Super Retail Group (ASX:SUP) announced a 25% fall in net profit to $81.1m for the financial year ending June 2015. Revenue rose 7.1% to $2.2bn, compared with $2.1bn in FY14. Super Retail Group owns Supercheap Auto, Rebel Sport and BCF.

The company declared a fully-franked dividend of 21.5 cents bringing the full year distribution to 40 cents. SUL’s dividend yields approximately 4.2% based on the last traded price of ~$9.55. The stock halved in price in 2014, falling from $14 to $7, however in 2015 SUL attempts to make a comeback. The equity has gained 34% year-to-date as it remains within its long-term ascending channel.

The slide in profit was widely expected by the market, hence there is no major share price movement following the full year results. With earnings per share (EPS) at 49.4 cents, SUL trades at a considerably high P/E of 19.3 indicating high expectations of earnings growth. Investors believe that the reduction in earnings is only temporarily and that management will be able to expand the company’s footprint in the domestic retail market.

Just as much as SUL’s shareholders, Managing Director and CEO Peter Birtles is confident about the year ahead and targets top line growth across the business. He said in a statement to the ASX: “In the year ahead, the Group would aim to deliver top line growth through increased like for like sales and the opening of new stores. The group would also focus on increasing overall gross margins, through private brand development and range, price and promotions management.”

Mr Birtles further states that he expects 20-30 new store openings in the next 12 months and improvements in EBIT margins as a “result of improvements in gross margin and a reduction in the operating costs incurred on the Group’s strategic programmes.”
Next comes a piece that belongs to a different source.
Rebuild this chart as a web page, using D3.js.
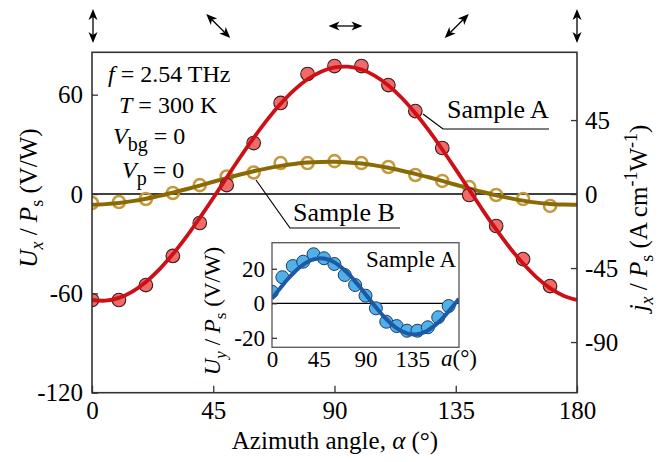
<!DOCTYPE html>
<html><head><meta charset="utf-8">
<script src="https://cdn.jsdelivr.net/npm/d3@7"></script>
<style>
body{margin:0;background:#fff}
svg{display:block}
text{font-family:"Liberation Serif","Times New Roman",serif;fill:#000}
</style>
</head><body>
<svg id="chart" width="663" height="462"></svg>
<script>
// ---------------- data ----------------
const angles = [0,10,20,30,40,50,60,70,80,90,100,110,120,130,140,150,160,170];
const sampleA = [-64.0,-64.0,-55.0,-37.4,-17.5,5.4,30.8,55.0,72.5,77.3,77.3,65.8,50.1,27.8,-0.6,-19.3,-39.3,-55.6];
const sampleB = [-5.4,-4.8,-3.0,0.6,5.4,10.6,13.0,18.7,18.7,19.9,18.7,16.3,11.5,7.9,4.2,-0.6,-3.0,-7.2];
const fitAngles = [0,5,10,15,20,25,30,35,40,45,50,55,60,65,70,75,80,85,90,95,100,105,110,115,120,125,130,135,140,145,150,155,160,165,170,175,180];
const fitA = [-64.0,-64.4,-62.7,-58.9,-53.1,-45.5,-36.3,-25.9,-14.4,-2.4,10.0,22.2,33.9,44.8,54.5,62.8,69.3,73.9,76.5,76.9,75.2,71.4,65.6,58.0,48.8,38.4,26.9,14.9,2.6,-9.7,-21.4,-32.3,-42.0,-50.3,-56.8,-61.4,-64.0];
const fitB = [-6.5,-6.1,-5.4,-4.3,-2.9,-1.1,0.8,2.9,5.1,7.4,9.6,11.8,13.8,15.5,17.0,18.2,19.0,19.4,19.5,19.1,18.4,17.3,15.9,14.1,12.2,10.1,7.9,5.6,3.4,1.2,-0.8,-2.5,-4.0,-5.2,-6.0,-6.4,-6.5];
const insetUy = [6.7,15.1,21.6,24.1,28.4,26.1,22.8,16.4,10.6,4.4,-2.9,-10.7,-13.2,-15.9,-15.9,-13.9,-8.1,-1.6];
const fitUy = [2.7,6.5,10.3,13.9,17.1,20.0,22.4,24.2,25.4,26.0,25.9,25.1,23.7,21.7,19.1,16.1,12.7,9.1,5.3,1.5,-2.3,-5.9,-9.1,-12.0,-14.4,-16.2,-17.4,-18.0,-17.9,-17.1,-15.7,-13.7,-11.1,-8.1,-4.7,-1.1,2.7];
const xTicks = [0,45,90,135,180];
const yTicksLeft = [60,0,-60,-120];
const yTicksRight = [45,0,-45,-90];
const insetXTicks = [0,45,90,135];
const insetYTicks = [20,0,-20];
const polAngles = [0,45,90,135,180];
const polOffsets = [1,5,11,1,0];

// ---------------- layout ----------------
const svg = d3.select("#chart");
const L = 92, R = 577, T = 52.3, B = 392.7;
const x = d3.scaleLinear([0,180],[L,R]);
const y = d3.scaleLinear([-120,85.6],[B,T]);
const yR = d3.scaleLinear([-120.8,86.2],[B,T]);
const fmt = d => String(d); // plain hyphen minus

const defs = svg.append("defs");
defs.append("clipPath").attr("id","clipMain").append("rect")
  .attr("x",L).attr("y",T).attr("width",R-L).attr("height",B-T);

// polarization arrows
const pol = svg.append("g");
polAngles.forEach((a,i)=>{
  const g = pol.append("g").attr("transform",`translate(${x(a)+polOffsets[i]},26) rotate(${-a})`);
  g.append("line").attr("x1",0).attr("x2",0).attr("y1",-11).attr("y2",11)
    .attr("stroke","#000").attr("stroke-width",1.3);
  [1,-1].forEach(s=>{
    g.append("path").attr("d",`M0,${17*s} L${-4.5},${6*s} L0,${9*s} L${4.5},${6*s} Z`).attr("fill","#000");
  });
});

// zero line
svg.append("line").attr("x1",L).attr("x2",R).attr("y1",y(0)).attr("y2",y(0))
  .attr("stroke","#000").attr("stroke-width",1.5);

const plot = svg.append("g").attr("clip-path","url(#clipMain)");
const line = d3.line().x((d,i)=>x(fitAngles[i])).y(d=>y(d)).curve(d3.curveCatmullRom);

// Sample B (gold)
plot.selectAll("circle.b").data(sampleB).join("circle")
  .attr("cx",(d,i)=>x(angles[i])).attr("cy",d=>y(d)).attr("r",6)
  .attr("fill","none").attr("stroke","#c39a3e").attr("stroke-width",2.6);
plot.append("path").attr("d",line(fitB)).attr("fill","none")
  .attr("stroke","#8a6a05").attr("stroke-width",4);

// Sample A (red)
plot.selectAll("circle.a").data(sampleA).join("circle")
  .attr("cx",(d,i)=>x(angles[i])).attr("cy",d=>y(d)).attr("r",6.8)
  .attr("fill","#f06a6a").attr("stroke","#3b1a1a").attr("stroke-width",1.1);
plot.append("path").attr("d",line(fitA)).attr("fill","none")
  .attr("stroke","#cc1016").attr("stroke-width",3.8);

// frame
svg.append("rect").attr("x",L).attr("y",T).attr("width",R-L).attr("height",B-T)
  .attr("fill","none").attr("stroke","#333").attr("stroke-width",1.6);

const fs = 25;
function styleAxis(g, size){
  g.select(".domain").remove();
  g.selectAll(".tick line").attr("stroke","#333").attr("stroke-width",1.3);
  g.selectAll(".tick text").attr("font-size",size).attr("font-family","Liberation Serif").attr("fill","#000");
}
const gxl = svg.append("g").attr("transform",`translate(0,${B})`)
  .call(d3.axisBottom(x).tickValues(xTicks).tickFormat(fmt).tickSizeInner(-7).tickSizeOuter(0).tickPadding(9));
styleAxis(gxl, fs);
const gyl = svg.append("g").attr("transform",`translate(${L},0)`)
  .call(d3.axisLeft(y).tickValues(yTicksLeft).tickFormat(fmt).tickSizeInner(-6).tickSizeOuter(0).tickPadding(9));
styleAxis(gyl, fs);
const gyr = svg.append("g").attr("transform",`translate(${R},0)`)
  .call(d3.axisRight(yR).tickValues(yTicksRight).tickFormat(fmt).tickSizeInner(-6).tickSizeOuter(0).tickPadding(8));
styleAxis(gyr, fs);

// axis titles
const xt = svg.append("text").attr("x",335).attr("y",449).attr("text-anchor","middle").attr("font-size",fs);
xt.append("tspan").text("Azimuth angle, ");
xt.append("tspan").attr("font-style","italic").text("α");
xt.append("tspan").text(" (°)");

const ylt = svg.append("text").attr("transform","translate(28,198) rotate(-90)")
  .attr("text-anchor","middle").attr("dy","0.35em").attr("font-size",fs);
ylt.append("tspan").attr("font-style","italic").text("U");
ylt.append("tspan").attr("font-style","italic").attr("font-size",18).attr("dy",6).text("x");
ylt.append("tspan").attr("dy",-6).text(" / ");
ylt.append("tspan").attr("font-style","italic").text("P");
ylt.append("tspan").attr("font-size",18).attr("dy",6).text("s");
ylt.append("tspan").attr("dy",-6).text("  (V/W)");

const yrt = svg.append("text").attr("transform","translate(638,218) rotate(-90)")
  .attr("text-anchor","middle").attr("dy","0.35em").attr("font-size",fs);
yrt.append("tspan").attr("font-style","italic").text("j");
yrt.append("tspan").attr("font-style","italic").attr("font-size",18).attr("dy",6).text("x");
yrt.append("tspan").attr("dy",-6).text(" / ");
yrt.append("tspan").attr("font-style","italic").text("P");
yrt.append("tspan").attr("font-size",18).attr("dy",6).text("s");
yrt.append("tspan").attr("dy",-6).text(" (A cm");
yrt.append("tspan").attr("font-size",18).attr("dy",-10).text("-1");
yrt.append("tspan").attr("dy",10).text("W");
yrt.append("tspan").attr("font-size",18).attr("dy",-10).text("-1");
yrt.append("tspan").attr("dy",10).text(")");

// annotations
const afs = 24;
const a1 = svg.append("text").attr("x",108).attr("y",82).attr("font-size",afs);
a1.append("tspan").attr("font-style","italic").text("f");
a1.append("tspan").text(" = 2.54 THz");
const a2 = svg.append("text").attr("x",119).attr("y",113).attr("font-size",afs);
a2.append("tspan").attr("font-style","italic").text("T");
a2.append("tspan").text(" = 300 K");
const a3 = svg.append("text").attr("x",113).attr("y",144).attr("font-size",afs);
a3.append("tspan").attr("font-style","italic").text("V");
a3.append("tspan").attr("font-size",20).attr("dy",7).text("bg");
a3.append("tspan").attr("dy",-7).text("  = 0");
const a4 = svg.append("text").attr("x",122).attr("y",178).attr("font-size",afs);
a4.append("tspan").attr("font-style","italic").text("V");
a4.append("tspan").attr("font-size",20).attr("dy",7).text("p");
a4.append("tspan").attr("dy",-7).text("  = 0");

// sample labels with leaders
svg.append("path").attr("d","M423,114 L443,129 L549,129").attr("fill","none").attr("stroke","#000").attr("stroke-width",1.2);
svg.append("text").attr("x",447).attr("y",118).attr("font-size",26).text("Sample A");
svg.append("path").attr("d","M256,180 L290,228 L400,228").attr("fill","none").attr("stroke","#000").attr("stroke-width",1.2);
svg.append("text").attr("x",293).attr("y",221).attr("font-size",26).text("Sample B");

// ---------------- inset ----------------
const iL = 272, iR = 459, iT = 242.7, iB = 347.3;
const ix = d3.scaleLinear([0,180],[iL,iR]);
const iy = d3.scaleLinear([-25.5,35.1],[iB,iT]);
defs.append("clipPath").attr("id","clipInset").append("rect")
  .attr("x",iL).attr("y",iT).attr("width",iR-iL).attr("height",iB-iT);
svg.append("rect").attr("x",iL).attr("y",iT).attr("width",iR-iL).attr("height",iB-iT).attr("fill","#fff");
svg.append("line").attr("x1",iL).attr("x2",iR).attr("y1",iy(0)).attr("y2",iy(0))
  .attr("stroke","#000").attr("stroke-width",1.3);
const ip = svg.append("g").attr("clip-path","url(#clipInset)");
ip.selectAll("circle").data(insetUy).join("circle")
  .attr("cx",(d,i)=>ix(angles[i])).attr("cy",d=>iy(d)).attr("r",6.5)
  .attr("fill","#4fb0ea").attr("stroke","#1c3d63").attr("stroke-width",1);
const iline = d3.line().x((d,i)=>ix(fitAngles[i])).y(d=>iy(d)).curve(d3.curveCatmullRom);
ip.append("path").attr("d",iline(fitUy)).attr("fill","none").attr("stroke","#1d5aa6").attr("stroke-width",4);
svg.append("rect").attr("x",iL).attr("y",iT).attr("width",iR-iL).attr("height",iB-iT)
  .attr("fill","none").attr("stroke","#555").attr("stroke-width",1.3);
const ifs = 23;
const gix = svg.append("g").attr("transform",`translate(0,${iB})`)
  .call(d3.axisBottom(ix).tickValues(insetXTicks).tickFormat(fmt).tickSizeInner(0).tickSizeOuter(0).tickPadding(3));
styleAxis(gix, ifs);
const giy = svg.append("g").attr("transform",`translate(${iL},0)`)
  .call(d3.axisLeft(iy).tickValues(insetYTicks).tickFormat(fmt).tickSizeInner(-5).tickSizeOuter(0).tickPadding(7));
styleAxis(giy, ifs);
const ial = svg.append("text").attr("x",ix(180)).attr("y",366).attr("text-anchor","middle").attr("font-size",ifs);
ial.append("tspan").attr("font-style","italic").text("a");
ial.append("tspan").text("(°)");
svg.append("text").attr("x",iR-3).attr("y",267).attr("text-anchor","end").attr("font-size",ifs).text("Sample A");
const iyt = svg.append("text").attr("transform","translate(212,311) rotate(-90)")
  .attr("text-anchor","middle").attr("dy","0.35em").attr("font-size",ifs);
iyt.append("tspan").attr("font-style","italic").text("U");
iyt.append("tspan").attr("font-style","italic").attr("font-size",17).attr("dy",6).text("y");
iyt.append("tspan").attr("dy",-6).text(" / ");
iyt.append("tspan").attr("font-style","italic").text("P");
iyt.append("tspan").attr("font-size",17).attr("dy",6).text("s");
iyt.append("tspan").attr("dy",-6).text(" (V/W)");
</script>
</body></html>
While SUL’s fully-franked dividend and relatively stable sales revenue are attractive qualities, earnings volatility and high competition are general hurdles. Despite the FY15 struggles, SUL has remained within its long-term ascending channel (monthly chart). While capital growth may be limited, SUL could be attractive for anyone seeking a solid income stock. However it is currently not on Wise-owl's watchlist.